Dole Is Introducing A Brand-New, Limited-Time Pineapple Variety

Pineapple is a piece of produce that practically screams summertime. This year it's getting an upgrade, thanks to fruit and veggie producer Dole. In mid-April, Dole will be rolling out a juicier version of the tropical fruit that they've named Golden Selection Pineapples. If you're able to find one at one of the limited locations in the United States or Canada that will be selling them, know that your sweet fruit is a rare gem. You'll see that these pineapples sport a brighter hue, elevated fragrance, and more intense, sweet flavor.

These sustainably grown pineapples are among a mere 6% that Dole deems worthy to bear the Golden Selection name. While its flavor, appearance, and aroma are all enhanced, the fruit remains a powerhouse of nutrients. They are packed with vitamin C and B6 as well as digestion-improving enzymes. Pineapple is also prized for its high level of antioxidants and potential to reduce inflammation.
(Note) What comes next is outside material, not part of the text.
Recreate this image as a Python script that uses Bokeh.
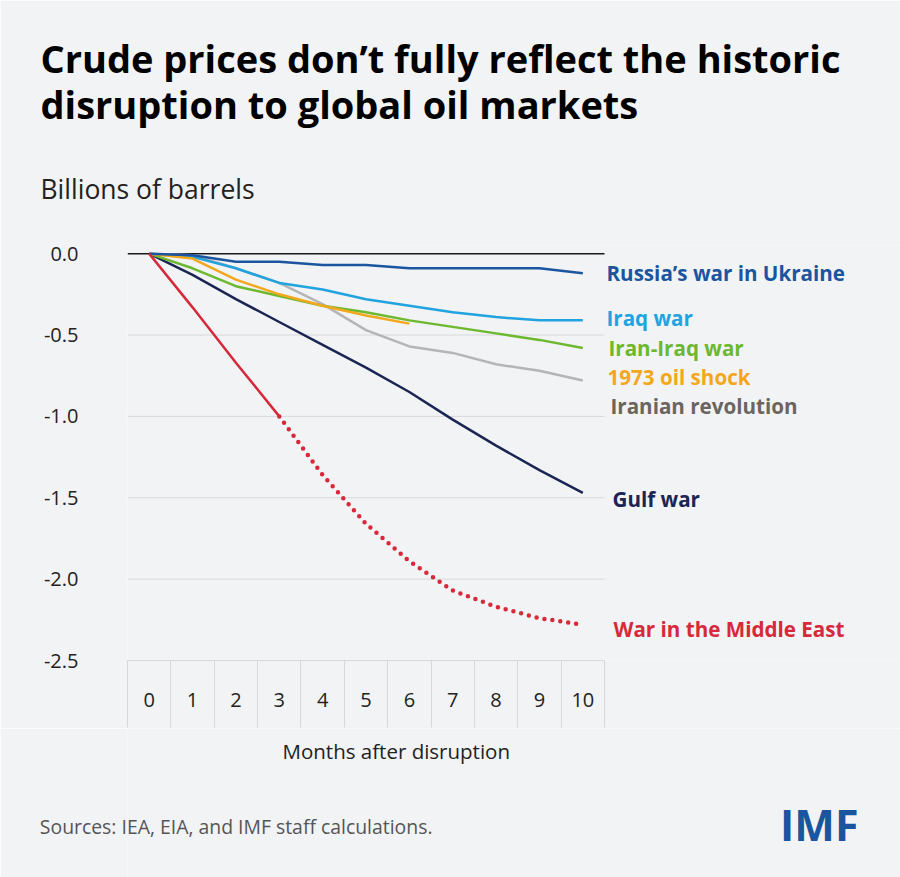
from bokeh.embed import file_html
from bokeh.layouts import column
from bokeh.models import FixedTicker, Label, NumeralTickFormatter, Range1d, Title
from bokeh.plotting import figure
from bokeh.resources import INLINE

# Months after disruption
MONTHS = list(range(11))
MONTHS_1973 = list(range(7))
MONTHS_ME_ACTUAL = [0, 1, 2, 3]
MONTHS_ME_PROJ = [3, 4, 5, 6, 7, 8, 9, 10]

# Billions of barrels
RUSSIA = [0, -0.01, -0.05, -0.05, -0.07, -0.07, -0.09, -0.09, -0.09, -0.09, -0.12]
IRAQ = [0, -0.02, -0.09, -0.18, -0.22, -0.28, -0.32, -0.36, -0.39, -0.41, -0.41]
IRAN_IRAQ = [0, -0.09, -0.20, -0.26, -0.32, -0.36, -0.41, -0.45, -0.49, -0.53, -0.58]
OIL_1973 = [0, -0.03, -0.16, -0.25, -0.32, -0.38, -0.43]
IRAN_REV = [0, -0.01, -0.09, -0.18, -0.31, -0.47, -0.57, -0.61, -0.68, -0.72, -0.78]
GULF = [0, -0.13, -0.28, -0.42, -0.56, -0.70, -0.85, -1.02, -1.18, -1.33, -1.47]
ME_ACTUAL = [0, -0.33, -0.67, -1.0]
ME_PROJ = [-1.0, -1.36, -1.66, -1.89, -2.07, -2.17, -2.24, -2.28]

Y_TICKS = [0, -0.5, -1.0, -1.5, -2.0, -2.5]

SOURCE = "Sources: IEA, EIA, and IMF staff calculations."

BG = "#f2f3f5"
GRID = "#d6d8db"
FONT = "Open Sans"
W, H = 900, 877
CHART_H = 728  # chart figure ends at the bottom of the month boxes

# chart frame in page pixels; it runs on to the right edge to hold the labels
FX0, FY0, FY1 = 127, 245, 660
X0, XB, Y0, Y1 = -0.5, 10.5, -2.5, 0.05
PX_PER_MONTH = 477 / (XB - X0)
X1 = X0 + (W - FX0) / PX_PER_MONTH


def mx(px):
    return X0 + (px - FX0) / PX_PER_MONTH


def vy(py):
    return Y0 + (FY1 - py) * (Y1 - Y0) / (FY1 - FY0)


p = figure(width=W, height=CHART_H, output_backend="svg", toolbar_location=None,
           tools="", x_range=Range1d(X0, X1), y_range=Range1d(Y0, Y1),
           min_border_left=FX0, min_border_right=0,
           min_border_top=FY0, min_border_bottom=CHART_H - FY1)
p.background_fill_color = BG
p.border_fill_color = BG
p.outline_line_color = None

# header, stacked upwards from the frame
p.add_layout(Title(text="Billions of barrels", align="left", offset=40 - FX0,
                   standoff=78, text_font=FONT, text_font_style="normal",
                   text_font_size="26.5px", text_color="#222222"), "above")
p.add_layout(Title(text="disruption to global oil markets", align="left",
                   offset=40 - FX0, standoff=0, text_font=FONT,
                   text_font_style="bold", text_font_size="38px",
                   text_color="#000000"), "above")
p.add_layout(Title(text="Crude prices don\u2019t fully reflect the historic",
                   align="left", offset=40 - FX0, standoff=-16, text_font=FONT,
                   text_font_style="bold", text_font_size="38px",
                   text_color="#000000"), "above")

# x axis drawn as a row of boxes
p.xaxis.bounds = (X0, XB)
p.xaxis.ticker = FixedTicker(ticks=MONTHS,
                             minor_ticks=[m - 0.5 for m in MONTHS] + [MONTHS[-1] + 0.5])
p.xaxis.major_tick_out = 0
p.xaxis.major_tick_in = 0
p.xaxis.minor_tick_in = 0
p.xaxis.minor_tick_out = 67
p.xaxis.minor_tick_line_color = GRID
p.xaxis.axis_line_color = GRID
p.xaxis.major_label_standoff = -35
p.xaxis.major_label_text_font = FONT
p.xaxis.major_label_text_font_size = "20px"
p.xaxis.major_label_text_color = "#222222"
p.xgrid.grid_line_color = None

p.yaxis.ticker = FixedTicker(ticks=Y_TICKS, minor_ticks=[])
p.yaxis.formatter = NumeralTickFormatter(format="0.0")
p.yaxis.axis_line_color = None
p.yaxis.major_tick_line_color = None
p.yaxis.major_label_standoff = 43
p.yaxis.major_label_text_font = FONT
p.yaxis.major_label_text_font_size = "20px"
p.yaxis.major_label_text_color = "#222222"
p.ygrid.grid_line_color = None

# grid lines only across the month boxes
grid_y = Y_TICKS[1:-1]
p.segment(x0=[X0] * len(grid_y), x1=[XB] * len(grid_y), y0=grid_y, y1=grid_y,
          line_color=GRID, line_width=1)
p.segment(x0=[X0], x1=[XB], y0=[0], y1=[0], line_color="#1a1a1a", line_width=1.5)

# series
p.line(MONTHS, GULF, line_color="#1b2553", line_width=2.5)
p.line(MONTHS, IRAN_REV, line_color="#b5b5b5", line_width=2.5)
p.line(MONTHS, IRAN_IRAQ, line_color="#6cb82e", line_width=2.5)
p.line(MONTHS, IRAQ, line_color="#21a3df", line_width=2.5)
p.line(MONTHS_1973, OIL_1973, line_color="#f2a71d", line_width=2.5)
p.line(MONTHS, RUSSIA, line_color="#1b55a0", line_width=2.5)
p.line(MONTHS_ME_ACTUAL, ME_ACTUAL, line_color="#d6293a", line_width=2.5)
p.line(MONTHS_ME_PROJ, ME_PROJ, line_color="#d6293a", line_width=4.5,
       line_dash="0 8", line_cap="round")

# end-of-line labels: (text, colour, page x, page y)
end_labels = [
    ("Russia\u2019s war in Ukraine", "#1b55a0", 606, 272),
    ("Iraq war", "#21a3df", 606, 317),
    ("Iran-Iraq war", "#6cb82e", 608, 347),
    ("1973 oil shock", "#f2a71d", 607, 376),
    ("Iranian revolution", "#6b645f", 610, 405),
    ("Gulf war", "#1b2553", 612, 498),
    ("War in the Middle East", "#d6293a", 613, 628),
]
for text, color, px, py in end_labels:
    p.add_layout(Label(x=mx(px), y=vy(py), text=text, text_color=color,
                       text_font=FONT, text_font_style="bold",
                       text_font_size="20.6px", text_baseline="middle"))

# footer: axis title, source and logo, in page pixels
foot = figure(width=W, height=H - CHART_H, output_backend="svg",
              toolbar_location=None, tools="", x_range=Range1d(FX0, W),
              y_range=Range1d(H, CHART_H), min_border_left=FX0,
              min_border_right=0, min_border_top=0, min_border_bottom=0)
foot.background_fill_color = BG
foot.border_fill_color = BG
foot.outline_line_color = None
foot.grid.grid_line_color = None
foot.xaxis.visible = False
# the source line sits on the footer's y axis, reaching back over the frame
foot.yaxis.ticker = FixedTicker(ticks=[826], minor_ticks=[])
foot.yaxis.major_label_overrides = {826: SOURCE}
foot.yaxis.axis_line_color = None
foot.yaxis.major_tick_line_color = None
foot.yaxis.major_label_standoff = -311
foot.yaxis.major_label_text_font = FONT
foot.yaxis.major_label_text_font_size = "19.4px"
foot.yaxis.major_label_text_color = "#555555"

foot.add_layout(Label(x=282, y=750, text="Months after disruption",
                      text_color="#222222", text_font=FONT,
                      text_font_size="20.5px", text_baseline="middle"))
foot.add_layout(Label(x=858, y=824, text="IMF", text_color="#1b55a0",
                      text_font=FONT, text_font_style="bold", text_font_size="43px",
                      text_align="right", text_baseline="middle"))

page = column(p, foot, spacing=0)
open("out.html", "w").write(file_html(page, INLINE))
Dole pineapples' origins and how to use Golden Selection Pineapples

In 1901, Harvard graduate James Dole began farming pineapples in Oahu, Hawaii. He paired his degrees in business and horticulture with his passion for farming to start the Hawaiian Pineapple Company. It eventually became the eponymous Dole brand and while the company produces plenty of other food products, it's perhaps best known for its pineapples.
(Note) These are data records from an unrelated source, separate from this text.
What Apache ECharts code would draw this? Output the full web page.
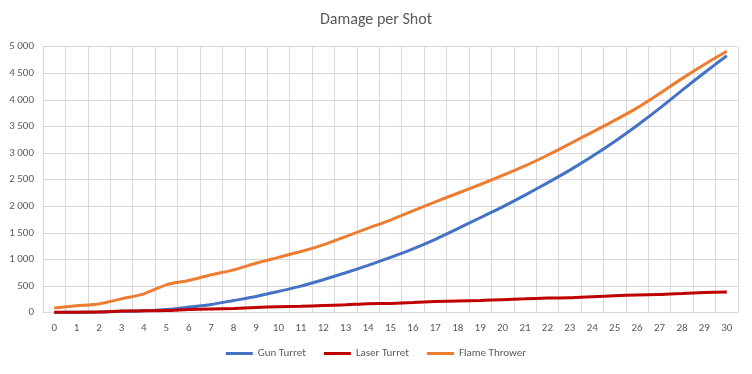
<!DOCTYPE html>
<html>
<head>
<meta charset="utf-8">
<script src="https://cdn.jsdelivr.net/npm/echarts@6/dist/echarts.min.js"></script>
<style>html,body{margin:0;padding:0;background:#fff}#c{width:752px;height:374px}</style>
</head>
<body>
<div id="c"></div>
<script>
const categories = ['0','1','2','3','4','5','6','7','8','9','10','11','12','13','14','15','16','17','18','19','20','21','22','23','24','25','26','27','28','29','30'];
const gunTurret = [5,8,12,25,35,60,105,155,230,305,400,500,620,750,890,1040,1200,1380,1580,1785,1990,2210,2440,2680,2940,3220,3520,3840,4180,4510,4830];
const laserTurret = [10,10,12,30,35,40,60,70,80,100,110,120,135,150,170,175,190,210,220,230,245,260,275,280,300,320,335,340,360,380,390];
const flameThrower = [90,130,165,260,355,524,605,712,805,930,1040,1150,1275,1430,1590,1742,1914,2085,2245,2410,2580,2760,2960,3175,3395,3615,3850,4120,4400,4665,4913];
const yTicks = {min:0, max:5000, interval:500};

const chart = echarts.init(document.getElementById('c'));
const font = 'Calibri, Carlito, "Open Sans", sans-serif';
function fmt(v){ return String(v).replace(/\B(?=(\d{3})+(?!\d))/g,' '); }
chart.setOption({
  animation:false,
  title:{text:'Damage per Shot', left:'center', top:7, textStyle:{fontFamily:font, fontSize:16, fontWeight:'normal', color:'#595959'}},
  grid:{left:43, right:14, top:46.7, bottom:61.3, containLabel:false},
  legend:{bottom:10, left:'center', icon:'rect', itemWidth:27, itemHeight:3, itemGap:18,
    textStyle:{fontFamily:font, fontSize:11, color:'#595959'},
    data:['Gun Turret','Laser Turret','Flame Thrower']},
  xAxis:{type:'category', data:categories, boundaryGap:true,
    axisLine:{lineStyle:{color:'#d9d9d9'}}, axisTick:{show:false},
    splitLine:{show:true, interval:0, lineStyle:{color:'#d9d9d9'}},
    axisLabel:{interval:0, color:'#595959', fontFamily:font, fontSize:11, margin:10}},
  yAxis:{type:'value', min:yTicks.min, max:yTicks.max, interval:yTicks.interval,
    axisLine:{show:false}, axisTick:{show:false},
    splitLine:{lineStyle:{color:'#d9d9d9'}},
    axisLabel:{color:'#595959', fontFamily:font, fontSize:11, margin:9, formatter:fmt}},
  series:[
    {name:'Gun Turret', type:'line', data:gunTurret, symbol:'none', smooth:0.25, lineStyle:{width:3, color:'#4472C4'}, itemStyle:{color:'#4472C4'}, z:2},
    {name:'Laser Turret', type:'line', data:laserTurret, symbol:'none', smooth:0.25, lineStyle:{width:3, color:'#C00000'}, itemStyle:{color:'#C00000'}, z:3},
    {name:'Flame Thrower', type:'line', data:flameThrower, symbol:'none', smooth:0.25, lineStyle:{width:3, color:'#ED7D31'}, itemStyle:{color:'#ED7D31'}, z:4}
  ]
});
</script>
</body>
</html>
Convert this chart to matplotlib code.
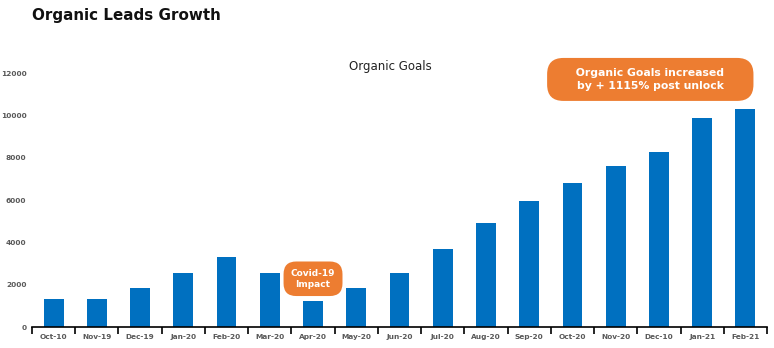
import matplotlib.pyplot as plt
import numpy as np
from matplotlib.ticker import FixedLocator

# valores
meses = ['Oct-10', 'Nov-19', 'Dec-19', 'Jan-20', 'Feb-20', 'Mar-20', 'Apr-20', 'May-20',
         'Jun-20', 'Jul-20', 'Aug-20', 'Sep-20', 'Oct-20', 'Nov-20', 'Dec-10', 'Jan-21', 'Feb-21']
goals = [1320, 1320, 1840, 2550, 3300, 2550, 1230, 1840,
         2550, 3680, 4910, 5950, 6800, 7600, 8270, 9870, 10300]
yticks = [0, 2000, 4000, 6000, 8000, 10000, 12000]

azul = '#0070C0'
naranja = '#ED7D31'
gris = '#595959'

fig = plt.figure(figsize=(7.74, 3.48), dpi=100)
ax = fig.add_axes([0.0413, 0.0603, 0.9497, 0.7297])

x = np.arange(len(meses))
ax.bar(x, goals, width=0.46, color=azul, zorder=2)

ax.set_xlim(-0.5, len(meses) - 0.5)
ax.set_ylim(0, 12000)

ax.set_xticks(x)
ax.set_xticklabels(meses, fontsize=5.3, fontweight='bold', color=gris)
ax.tick_params(axis='x', which='major', length=0, pad=5)
ax.xaxis.set_minor_locator(FixedLocator(np.arange(-0.5, len(meses), 1)))
ax.tick_params(axis='x', which='minor', length=5, width=1.2, color='black', direction='out')

ax.set_yticks(yticks)
ax.set_yticklabels([str(v) for v in yticks], fontsize=5.3, fontweight='bold', color=gris)
ax.tick_params(axis='y', length=0, pad=4)

for s in ['top', 'right', 'left']:
    ax.spines[s].set_visible(False)
ax.spines['bottom'].set_color('black')
ax.spines['bottom'].set_linewidth(1.2)

ax.text(0.487, 1.0, 'Organic Goals', transform=ax.transAxes, ha='center', va='bottom',
        fontsize=8.5, color='#222222')

fig.text(0.041, 0.955, 'Organic Leads Growth', ha='left', va='center',
         fontsize=10.9, fontweight='bold', color='#111111')

ax.text(6.0, 2280, 'Covid-19\nImpact', ha='center', va='center', fontsize=6.5,
        fontweight='bold', color='white', linespacing=1.3, zorder=5,
        bbox=dict(boxstyle='round,pad=0.8,rounding_size=1.4', fc=naranja, ec='none'))

ax.text(13.8, 11700, '     Organic Goals increased     \nby + 1115% post unlock',
        ha='center', va='center', fontsize=7.8, fontweight='bold', color='white',
        linespacing=1.3, zorder=5, clip_on=False,
        bbox=dict(boxstyle='round,pad=0.95,rounding_size=1.5', fc=naranja, ec='none'))

fig.savefig('out.png', dpi=100)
While James Dole favored Hawaii for growing pineapples, the company has expanded over the years. They expanded their pineapple farms to locations throughout Central and South America as well. Now, the company credits the soil and climate of Costa Rica for the unique flavor of its Golden Selection Pineapples.
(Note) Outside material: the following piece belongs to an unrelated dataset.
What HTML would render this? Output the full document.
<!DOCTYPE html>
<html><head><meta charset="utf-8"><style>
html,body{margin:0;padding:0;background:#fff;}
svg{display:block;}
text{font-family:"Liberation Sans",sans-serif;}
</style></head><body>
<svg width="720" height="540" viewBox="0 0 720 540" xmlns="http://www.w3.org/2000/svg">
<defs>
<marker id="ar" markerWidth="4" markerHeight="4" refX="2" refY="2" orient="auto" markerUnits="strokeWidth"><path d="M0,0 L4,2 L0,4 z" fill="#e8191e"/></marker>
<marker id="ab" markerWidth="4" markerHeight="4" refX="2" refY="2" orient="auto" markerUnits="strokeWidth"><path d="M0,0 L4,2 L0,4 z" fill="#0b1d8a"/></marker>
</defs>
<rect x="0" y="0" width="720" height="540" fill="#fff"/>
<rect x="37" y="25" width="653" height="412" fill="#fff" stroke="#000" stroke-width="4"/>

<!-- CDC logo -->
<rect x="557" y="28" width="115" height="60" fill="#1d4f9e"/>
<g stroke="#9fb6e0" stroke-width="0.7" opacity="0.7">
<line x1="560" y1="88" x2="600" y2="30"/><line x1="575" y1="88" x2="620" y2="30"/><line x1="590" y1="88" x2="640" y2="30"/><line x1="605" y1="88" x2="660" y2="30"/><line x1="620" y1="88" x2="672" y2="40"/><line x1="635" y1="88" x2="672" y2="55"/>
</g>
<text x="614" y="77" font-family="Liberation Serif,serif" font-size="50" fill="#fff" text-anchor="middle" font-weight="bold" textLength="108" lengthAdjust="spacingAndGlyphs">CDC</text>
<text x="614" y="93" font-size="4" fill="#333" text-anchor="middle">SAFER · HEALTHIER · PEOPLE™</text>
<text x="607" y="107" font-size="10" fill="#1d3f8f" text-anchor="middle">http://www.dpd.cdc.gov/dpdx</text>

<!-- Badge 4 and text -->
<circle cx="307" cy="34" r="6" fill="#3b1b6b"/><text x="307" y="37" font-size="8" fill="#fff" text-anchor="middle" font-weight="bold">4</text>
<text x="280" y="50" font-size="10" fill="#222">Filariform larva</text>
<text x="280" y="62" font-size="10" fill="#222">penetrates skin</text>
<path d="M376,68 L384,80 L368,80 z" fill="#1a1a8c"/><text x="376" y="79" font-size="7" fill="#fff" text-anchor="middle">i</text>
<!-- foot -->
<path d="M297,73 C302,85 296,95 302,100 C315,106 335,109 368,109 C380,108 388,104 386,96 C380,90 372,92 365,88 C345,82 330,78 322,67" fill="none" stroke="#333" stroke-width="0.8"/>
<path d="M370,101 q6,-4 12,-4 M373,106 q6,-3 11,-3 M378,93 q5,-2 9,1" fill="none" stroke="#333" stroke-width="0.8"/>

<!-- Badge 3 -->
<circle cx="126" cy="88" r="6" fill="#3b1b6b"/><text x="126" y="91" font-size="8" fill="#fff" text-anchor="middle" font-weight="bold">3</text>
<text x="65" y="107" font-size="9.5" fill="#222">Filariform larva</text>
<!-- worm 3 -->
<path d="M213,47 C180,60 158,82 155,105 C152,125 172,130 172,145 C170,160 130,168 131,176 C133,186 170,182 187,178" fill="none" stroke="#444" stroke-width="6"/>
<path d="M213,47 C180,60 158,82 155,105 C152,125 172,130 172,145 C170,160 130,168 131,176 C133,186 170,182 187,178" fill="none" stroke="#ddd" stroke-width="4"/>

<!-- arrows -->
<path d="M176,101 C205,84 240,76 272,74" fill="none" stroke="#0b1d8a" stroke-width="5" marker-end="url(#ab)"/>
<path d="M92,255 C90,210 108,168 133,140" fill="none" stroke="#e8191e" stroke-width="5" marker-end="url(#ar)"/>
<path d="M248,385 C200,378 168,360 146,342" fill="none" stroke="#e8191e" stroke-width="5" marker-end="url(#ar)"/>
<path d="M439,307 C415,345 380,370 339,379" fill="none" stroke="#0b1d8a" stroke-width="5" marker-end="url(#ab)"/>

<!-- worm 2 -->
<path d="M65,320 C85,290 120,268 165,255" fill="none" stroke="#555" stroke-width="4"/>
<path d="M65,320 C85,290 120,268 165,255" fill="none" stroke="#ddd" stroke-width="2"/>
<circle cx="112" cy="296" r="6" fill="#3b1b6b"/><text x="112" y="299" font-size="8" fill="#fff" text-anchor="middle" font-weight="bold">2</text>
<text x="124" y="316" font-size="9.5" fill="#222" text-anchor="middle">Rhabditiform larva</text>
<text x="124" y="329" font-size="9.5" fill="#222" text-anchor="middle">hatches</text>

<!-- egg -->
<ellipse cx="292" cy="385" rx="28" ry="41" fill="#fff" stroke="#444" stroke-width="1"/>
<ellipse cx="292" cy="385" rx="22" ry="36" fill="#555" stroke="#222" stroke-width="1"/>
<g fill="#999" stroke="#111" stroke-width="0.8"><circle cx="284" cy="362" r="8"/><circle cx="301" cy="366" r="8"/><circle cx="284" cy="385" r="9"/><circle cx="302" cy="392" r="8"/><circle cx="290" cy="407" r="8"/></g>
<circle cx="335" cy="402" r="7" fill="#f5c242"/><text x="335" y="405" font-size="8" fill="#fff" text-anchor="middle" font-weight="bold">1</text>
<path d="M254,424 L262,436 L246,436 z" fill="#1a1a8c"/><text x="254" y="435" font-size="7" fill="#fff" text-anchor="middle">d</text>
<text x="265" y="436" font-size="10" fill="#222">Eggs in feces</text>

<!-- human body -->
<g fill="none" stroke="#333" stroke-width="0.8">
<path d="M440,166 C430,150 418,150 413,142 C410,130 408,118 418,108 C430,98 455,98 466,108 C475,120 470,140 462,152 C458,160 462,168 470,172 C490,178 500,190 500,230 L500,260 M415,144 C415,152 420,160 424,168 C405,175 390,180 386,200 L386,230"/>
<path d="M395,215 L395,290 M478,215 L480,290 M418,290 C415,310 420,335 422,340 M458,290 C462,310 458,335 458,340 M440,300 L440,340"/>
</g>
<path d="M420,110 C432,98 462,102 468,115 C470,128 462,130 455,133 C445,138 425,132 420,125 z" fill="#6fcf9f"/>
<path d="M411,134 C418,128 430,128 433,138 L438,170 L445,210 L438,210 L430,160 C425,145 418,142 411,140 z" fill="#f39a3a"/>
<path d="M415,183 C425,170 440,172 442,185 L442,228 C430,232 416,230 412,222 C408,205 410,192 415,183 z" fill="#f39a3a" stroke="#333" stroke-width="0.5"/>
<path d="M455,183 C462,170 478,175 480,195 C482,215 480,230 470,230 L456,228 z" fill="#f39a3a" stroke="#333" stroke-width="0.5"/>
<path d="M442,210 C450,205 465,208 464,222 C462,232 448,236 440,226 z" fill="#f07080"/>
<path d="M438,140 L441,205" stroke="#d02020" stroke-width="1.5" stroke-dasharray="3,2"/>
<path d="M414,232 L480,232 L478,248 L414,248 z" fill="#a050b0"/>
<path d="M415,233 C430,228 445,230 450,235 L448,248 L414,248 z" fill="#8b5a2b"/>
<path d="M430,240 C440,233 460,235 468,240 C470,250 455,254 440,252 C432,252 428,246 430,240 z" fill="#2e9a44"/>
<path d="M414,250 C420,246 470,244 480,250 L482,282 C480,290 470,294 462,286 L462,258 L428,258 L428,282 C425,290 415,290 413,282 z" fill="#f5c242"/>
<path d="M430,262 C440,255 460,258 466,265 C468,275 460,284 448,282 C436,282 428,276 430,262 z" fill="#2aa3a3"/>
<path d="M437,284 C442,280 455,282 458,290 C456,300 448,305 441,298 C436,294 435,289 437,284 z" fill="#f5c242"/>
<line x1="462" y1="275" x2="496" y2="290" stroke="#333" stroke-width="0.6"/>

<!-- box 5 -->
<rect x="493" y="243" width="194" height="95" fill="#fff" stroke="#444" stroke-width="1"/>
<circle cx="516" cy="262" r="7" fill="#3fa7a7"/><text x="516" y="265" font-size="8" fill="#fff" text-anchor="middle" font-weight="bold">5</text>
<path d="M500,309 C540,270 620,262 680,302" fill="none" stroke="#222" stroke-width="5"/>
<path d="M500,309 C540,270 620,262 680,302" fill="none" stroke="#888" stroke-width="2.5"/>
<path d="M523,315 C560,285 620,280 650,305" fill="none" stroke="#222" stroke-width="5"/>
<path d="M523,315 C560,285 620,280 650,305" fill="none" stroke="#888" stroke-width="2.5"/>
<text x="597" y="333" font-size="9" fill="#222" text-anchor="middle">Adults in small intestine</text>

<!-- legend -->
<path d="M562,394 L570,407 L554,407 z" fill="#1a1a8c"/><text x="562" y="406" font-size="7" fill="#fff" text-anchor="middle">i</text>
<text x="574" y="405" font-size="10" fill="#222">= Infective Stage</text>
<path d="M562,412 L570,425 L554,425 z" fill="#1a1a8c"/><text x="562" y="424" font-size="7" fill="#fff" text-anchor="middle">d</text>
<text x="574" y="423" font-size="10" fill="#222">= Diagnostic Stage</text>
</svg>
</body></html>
While pineapple can be prepared in a number of ways, it might be best to serve the Golden Selection variety raw to showcase the sweetness and bright color. Dole suggests using them in a variety of salads, in carpaccio, or on skewers with sushi-grade ahi tuna. You can also make a sweet pineapple mango salsa that will complement nearly any protein. Or, pay homage to Dole pineapples' origins by pairing two Hawaiian favorites with Spam and pineapple skewers.